ILVA commissioner summoned by environment minister to clarify

Bondi's comments on Taranto cancer rates sparks furor

Rome, July 15 - Remarks made by the government-appointed commissioner of the embattled Italian steel company ILVA, Enrico Bondi, sparked furor on Monday and prompted Italian Environment Minister Andrea Orlando to summon him for clarification. The turnaround guru picked to guide the steel company, which is accused of causing an environmental disaster in Taranto, said the southern Italian port city's cancer problems are mainly due to the city's high rates of smoking and alcohol consumption. Orlando summoned Bondi to appear Monday for ''clarification'' and is also choosing three new experts to oversee clean-up and rehabilitation of the Taranto steel plant, to be appointed by ministerial decree. ILVA has faced enormous problems in the past year, most recently with a decision by the Italian government to appoint a commissioner to take over management of the company's ill-fated Taranto steel plant in southern Italy. Enrico Bondi's job as commissioner is to remediate and revamp the plant - the largest in Europe - located in southern Italy. ILVA has been at the centre of a political and legal battle since last July when local magistrates ordered the partial closure of the Taranto plant due to serious health concerns. The Riva group, which owns the ILVA steel plant, is the biggest iron and steel producer in Italy, the fourth-biggest in Europe and the 23rd-biggest in the world. Earlier this month, prosecutors asked the courts to indict Emilio Riva, ILVA's former head, on charges of massive tax fraud. Milan prosecutor Francesco Greco accused Riva, and two other former executives of the steelmaker, of evading 52 million euros in taxes dating back to 2007. A London-based executive with Deutsche Bank was also named by the prosecution for assisting in the alleged fraud.

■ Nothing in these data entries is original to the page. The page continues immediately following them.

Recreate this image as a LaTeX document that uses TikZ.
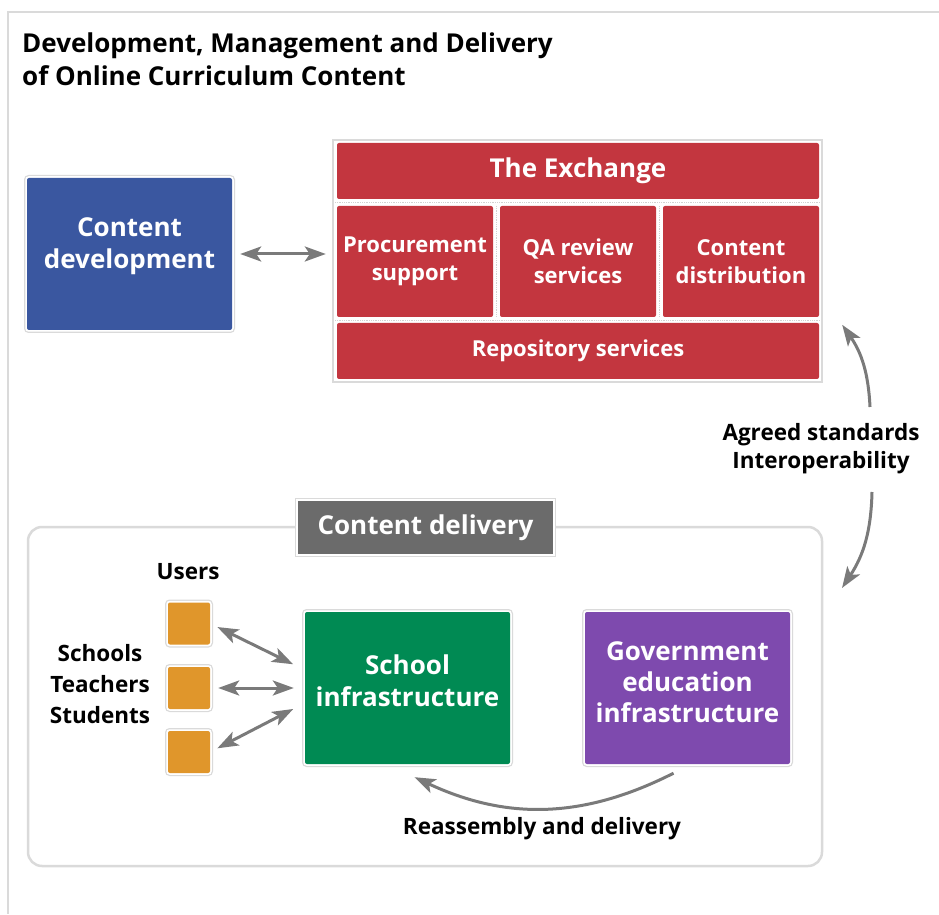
\documentclass[tikz,border=0pt]{standalone}
\usepackage{fontspec}
\setmainfont{Open Sans}
\usetikzlibrary{arrows.meta}
\definecolor{devblue}{RGB}{58,87,160}
\definecolor{exred}{RGB}{195,54,63}
\definecolor{schoolgreen}{RGB}{0,138,83}
\definecolor{govpurple}{RGB}{126,74,174}
\definecolor{userorange}{RGB}{224,150,43}
\definecolor{labelgray}{RGB}{107,107,107}
\definecolor{arrowgray}{RGB}{122,122,122}
\definecolor{framegray}{RGB}{218,218,218}
\def\fsize#1#2{\fontsize{#1}{#2}\selectfont}
\begin{document}
\begin{tikzpicture}[x=1pt,y=1pt]
    \tikzset{
        framed/.style={preaction={draw=framegray, line width=6pt}, preaction={draw=white, line width=3.5pt}},
        bigbox/.style={framed, fill=#1, rounded corners=2pt, minimum width=205pt, minimum height=152pt},
        boxtext/.style={text=white, align=center, inner sep=0pt, font=\bfseries\fsize{26}{32}},
        exbox/.style={fill=exred, rounded corners=2pt, text=white, align=center, inner sep=0pt},
        userbox/.style={framed, fill=userorange, rounded corners=2pt, minimum size=42pt},
        caption/.style={align=center, inner sep=0pt, font=\bfseries\fsize{22.5}{31}},
        gap/.style={draw=gray!35, densely dotted, line width=0.8pt},
        >={Stealth[length=21pt,width=15pt,inset=5pt]},
        link/.style={draw=arrowgray, line width=3pt, <->},
        tiparrow/.style={draw=arrowgray, line width=3pt, ->},
    }
    \useasboundingbox (0,0) rectangle (939,914);
    \draw[framegray, line width=1.5pt] (939,902) -- (8,902) -- (8,0);
    \node[anchor=west, align=left, inner sep=0pt, font=\bfseries\fsize{26}{33}] (title) at (22,854.5)
        {Development, Management and Delivery\\of Online Curriculum Content};

    % content development
    \node[bigbox=devblue] (dev) at (129.5,660) {};
    \node[boxtext] (devtext) at ([yshift=8pt]dev.center) {Content\\development};

    % the exchange
    \draw[framegray, line width=1.5pt] (333,774) rectangle (822,532);
    \node[exbox, minimum width=482pt, minimum height=56pt, font=\bfseries\fsize{26}{32}] (exch) at (578,743) {The Exchange};
    \node[exbox, minimum width=156pt, minimum height=111pt, font=\bfseries\fsize{22}{28}] (proc) at (415,652.5) {Procurement\\support};
    \node[exbox, minimum width=156pt, minimum height=111pt, font=\bfseries\fsize{22}{28}] (qa) at (578,652.5) {QA review\\services};
    \node[exbox, minimum width=156pt, minimum height=111pt, font=\bfseries\fsize{22}{28}] (dist) at (741,652.5) {Content\\distribution};
    \node[exbox, minimum width=482pt, minimum height=56pt, font=\bfseries\fsize{22}{28}] (repo) at (578,563) {Repository services};
    \draw[gap] (335,711.5) -- (820,711.5);
    \draw[gap] (335,594) -- (820,594);
    \draw[gap] (496.5,708) -- (496.5,597);
    \draw[gap] (659.5,708) -- (659.5,597);

    \draw[link, shorten <=8pt, shorten >=11pt] (dev.east) -- (dev.east -| proc.west);

    % standards
    \node[caption, font=\bfseries\fsize{22.5}{28}] (std) at (821,465) {Agreed standards\\Interoperability};
    \coordinate (stdtop) at (870,507);
    \coordinate (stdbot) at (872,422);
    \coordinate (delivtop) at (842,326);
    \draw[tiparrow] (stdtop) to[bend right=16] ([xshift=23pt,yshift=-2pt]repo.north east);
    \draw[tiparrow] (stdbot) to[bend left=16] (delivtop);

    % content delivery
    \draw[framegray, line width=2.5pt, rounded corners=14pt] (28,387) rectangle (822,48);
    \node[framed, fill=labelgray, text=white, inner sep=0pt, minimum width=255pt, minimum height=53pt,
        font=\bfseries\fsize{26}{32}] (deliv) at (425.5,386.5) {Content delivery};

    \node[caption] (users) at (188,342) {Users};
    \foreach \i/\y in {1/290.5, 2/226, 3/162}
        \node[userbox] (u\i) at (189,\y) {};
    \node[caption] (who) at (100,230) {Schools\\Teachers\\Students};

    \node[bigbox=schoolgreen] (school) at (407.5,226) {};
    \node[boxtext] (schooltext) at ([yshift=7pt]school.center) {School\\infrastructure};
    \node[bigbox=govpurple] (gov) at (687.5,226) {};
    \node[boxtext, font=\bfseries\fsize{26}{31}] (govtext) at ([yshift=6pt]gov.center) {Government\\education\\infrastructure};

    \draw[link, shorten <=8pt, shorten >=13pt] (u1.east) -- ([yshift=18pt]school.west);
    \draw[link, shorten <=8pt, shorten >=11pt] (u2.east) -- (school.west);
    \draw[link, shorten <=8pt, shorten >=13pt] (u3.east) -- ([yshift=-15pt]school.west);

    \draw[tiparrow] ([xshift=-14pt,yshift=-9pt]gov.south) to[bend left=26] ([xshift=7pt,yshift=-13pt]school.south);
    \node[caption] (reas) at (542,85) {Reassembly and delivery};
\end{tikzpicture}
\end{document}
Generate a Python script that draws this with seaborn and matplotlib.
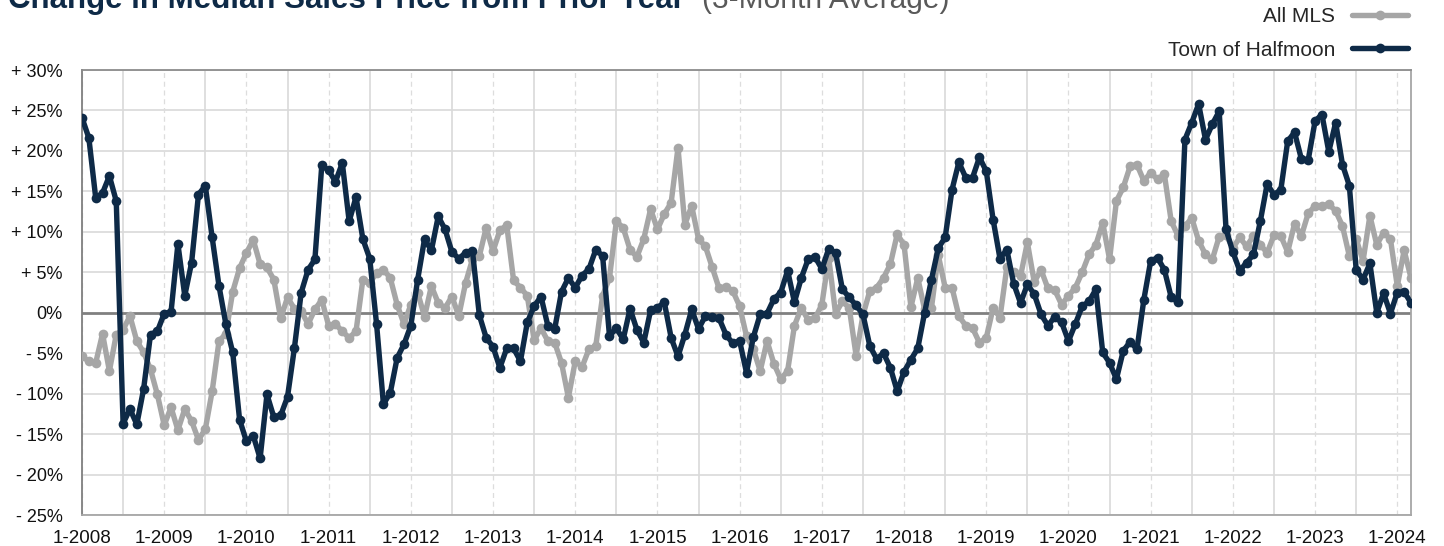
import numpy as np
import pandas as pd
import matplotlib
matplotlib.use('Agg')
import matplotlib.pyplot as plt
from matplotlib.lines import Line2D
import seaborn as sns

# monthly values, Jan 2008 .. Mar 2024 (one row per year)
years = list(range(2008, 2025))
halfmoon = [
    24.1, 21.6, 14.2, 14.8, 16.9, 13.8, -13.7, -11.9, -13.8, -9.4, -2.7, -2.3,
    -0.1, 0.1, 8.5, 2.1, 6.2, 14.6, 15.7, 9.3, 3.3, -1.4, -4.9, -13.2,
    -15.9, -15.2, -18.0, -10.1, -12.9, -12.7, -10.4, -4.4, 2.5, 5.3, 6.6, 18.2,
    17.6, 16.2, 18.5, 11.3, 14.3, 9.1, 6.7, -1.4, -11.3, -9.9, -5.6, -3.9,
    -1.6, 4.1, 9.1, 7.7, 11.9, 10.3, 7.5, 6.7, 7.4, 7.6, -0.3, -3.1,
    -4.2, -6.8, -4.4, -4.4, -6.0, -1.2, 0.8, 2.0, -1.6, -2.0, 2.6, 4.3,
    3.1, 4.6, 5.4, 7.8, 7.0, -2.9, -1.9, -3.3, 0.5, -2.1, -3.7, 0.3,
    0.6, 1.3, -3.1, -5.4, -2.7, 0.4, -2.0, -0.4, -0.5, -0.7, -2.7, -3.8,
    -3.5, -7.4, -3.0, -0.2, -0.1, 1.7, 2.5, 5.2, 1.3, 4.3, 6.6, 6.9,
    5.4, 7.9, 7.4, 2.9, 1.9, 0.9, -0.2, -4.1, -5.7, -5.0, -6.8, -9.7,
    -7.3, -5.8, -4.4, 0.0, 4.1, 8.0, 9.3, 15.2, 18.6, 16.7, 16.7, 19.2,
    17.5, 11.5, 6.7, 7.8, 3.6, 1.2, 3.5, 2.3, -0.2, -1.6, -0.5, -1.2,
    -3.5, -1.4, 0.8, 1.4, 2.9, -4.9, -6.2, -8.2, -4.7, -3.6, -4.5, 1.6,
    6.4, 6.8, 5.3, 1.9, 1.3, 21.4, 23.5, 25.8, 21.4, 23.3, 24.9, 10.3,
    7.5, 5.2, 6.2, 7.2, 11.3, 15.9, 14.6, 15.2, 21.2, 22.3, 19.0, 18.9,
    23.7, 24.5, 19.9, 23.5, 18.3, 15.7, 5.3, 4.1, 6.1, 0.0, 2.4, -0.1,
    2.5, 2.6, 1.2,
]
all_mls = [
    -5.4, -6.0, -6.2, -2.6, -7.2, -2.7, -2.1, -0.4, -3.5, -4.9, -7.0, -10.1,
    -13.9, -11.7, -14.5, -11.9, -13.4, -15.7, -14.4, -9.7, -3.5, -2.6, 2.6, 5.5,
    7.4, 9.0, 6.0, 5.6, 4.1, -0.7, 1.9, 0.5, 0.2, -1.4, 0.4, 1.6,
    -1.6, -1.4, -2.3, -3.1, -2.3, 4.1, 3.7, 4.9, 5.3, 4.3, 1.0, -1.4,
    1.0, 2.5, -0.5, 3.3, 1.2, 0.6, 2.0, -0.4, 3.7, 6.6, 7.0, 10.5,
    7.6, 10.2, 10.8, 4.0, 3.1, 2.1, -3.4, -1.9, -3.5, -3.7, -6.2, -10.5,
    -6.0, -6.7, -4.5, -4.1, 2.1, 4.3, 11.3, 10.5, 7.8, 6.9, 9.1, 12.8,
    10.3, 12.2, 13.6, 20.4, 10.9, 13.2, 9.1, 8.2, 5.6, 3.0, 3.2, 2.7,
    0.8, -2.9, -4.5, -7.2, -3.5, -6.3, -8.2, -7.2, -1.6, 0.6, -0.9, -0.7,
    1.0, 6.8, -0.1, 1.4, 0.6, -5.3, -0.3, 2.7, 3.1, 4.3, 6.0, 9.7,
    8.4, 0.7, 4.3, 0.4, 0.6, 7.1, 3.1, 3.1, -0.4, -1.6, -1.9, -3.7,
    -3.1, 0.6, -0.6, 5.6, 5.0, 4.5, 8.7, 3.8, 5.3, 3.0, 2.8, 1.0,
    2.1, 3.1, 5.0, 7.2, 8.4, 11.1, 6.6, 13.8, 15.5, 18.1, 18.3, 16.3,
    17.3, 16.5, 17.1, 11.3, 9.5, 10.7, 11.7, 8.9, 7.2, 6.6, 9.4, 9.6,
    8.0, 9.3, 8.2, 9.5, 8.4, 7.4, 9.6, 9.5, 7.5, 11.0, 9.5, 12.3,
    13.2, 13.2, 13.4, 12.6, 10.7, 7.0, 9.1, 6.4, 12.0, 8.4, 9.9, 9.1,
    3.3, 7.7, 4.3,
]
series_names = ['All MLS', 'Town of Halfmoon']
colors = {'All MLS': '#A6A6A6', 'Town of Halfmoon': '#0E2A47'}
y_ticks = list(range(-25, 35, 5))
y_labels = ['%s%d%%' % ('+ ' if v > 0 else ('- ' if v < 0 else ''), abs(v)) for v in y_ticks]
x_labels = ['1-%d' % y for y in years]

months = np.arange(len(halfmoon))
df = pd.DataFrame({
    'month': np.concatenate([months, months]),
    'change': all_mls + halfmoon,
    'series': [series_names[0]] * len(all_mls) + [series_names[1]] * len(halfmoon),
})

sns.set_theme(style='white')
plt.rcParams['font.family'] = ['Liberation Sans', 'DejaVu Sans']

fig = plt.figure(figsize=(14.44, 5.46), dpi=100)
ax = fig.add_axes([82 / 1444, 31 / 546, 1329 / 1444, 445 / 546])

# grid
for v in y_ticks:
    if v == 0:
        continue
    ax.axhline(v, color='#D9D9D9', lw=1.2, zorder=0)
for k in range(len(years)):
    ax.axvline(12 * k + 6, color='#D9D9D9', lw=1.2, zorder=0)
    ax.axvline(12 * k, color='#DDDDDD', lw=0.9, ls=(0, (4, 3)), zorder=0)
ax.axhline(0, color='#808080', lw=2, zorder=1)

sns.lineplot(data=df, x='month', y='change', hue='series', hue_order=series_names,
             palette=colors, marker='o', markersize=7, markeredgewidth=0,
             linewidth=3.9, ax=ax, legend=False, zorder=3)

ax.set_xlim(0, len(halfmoon) - 1)
ax.set_ylim(-25, 30)
ax.set_yticks(y_ticks)
ax.set_yticklabels(y_labels)
ax.set_xticks(range(0, len(halfmoon), 12))
ax.set_xticklabels(x_labels)
ax.set_xlabel('')
ax.set_ylabel('')
ax.tick_params(axis='y', length=0, labelsize=13, pad=14, colors='#111111')
ax.tick_params(axis='x', length=0, labelsize=13.5, pad=11, colors='#111111')
ax.spines['top'].set_color('#8C8C8C')
ax.spines['left'].set_color('#7F7F7F')
ax.spines['bottom'].set_color('#A6A6A6')
ax.spines['right'].set_color('#A6A6A6')
for s in ax.spines.values():
    s.set_linewidth(1.3)

handles = [Line2D([], [], color=colors[n], lw=3.9, marker='o', markersize=7, mew=0)
           for n in series_names]
fig.legend(handles, series_names, loc='upper right', bbox_to_anchor=(1408 / 1444, 1 - 7 / 546),
           frameon=False, markerfirst=False, fontsize=15, handlelength=2.7,
           handletextpad=0.8, labelspacing=0.7, borderpad=0, borderaxespad=0)

# title is partly clipped by the top edge, as in the source image
fig.text(8 / 1444, 1 - 8 / 546, 'Change in Median Sales Price from Prior Year',
         fontsize=22.5, fontweight='bold', color='#0E2A47', va='baseline')
fig.text(702 / 1444, 1 - 8 / 546, '(3-Month Average)',
         fontsize=21.5, color='#595959', va='baseline')

fig.savefig('out.png', dpi=100)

Emilio and Adriano Riva, owners of the Riva group, have been under investigation for fraud against the State and fake money transfers. Some 1.2 billion euros transferred out of Italy by the Rivas were previously confiscated. In January, ILVA executive and family member Fabio Riva was arrested in London after two months on the run. Taranto prosecutors had issued a European arrest warrant for Fabio Riva, the deputy chairman of parent-company Riva, last December saying that he was sought as part of a criminal probe into the environmental scandal at the facility.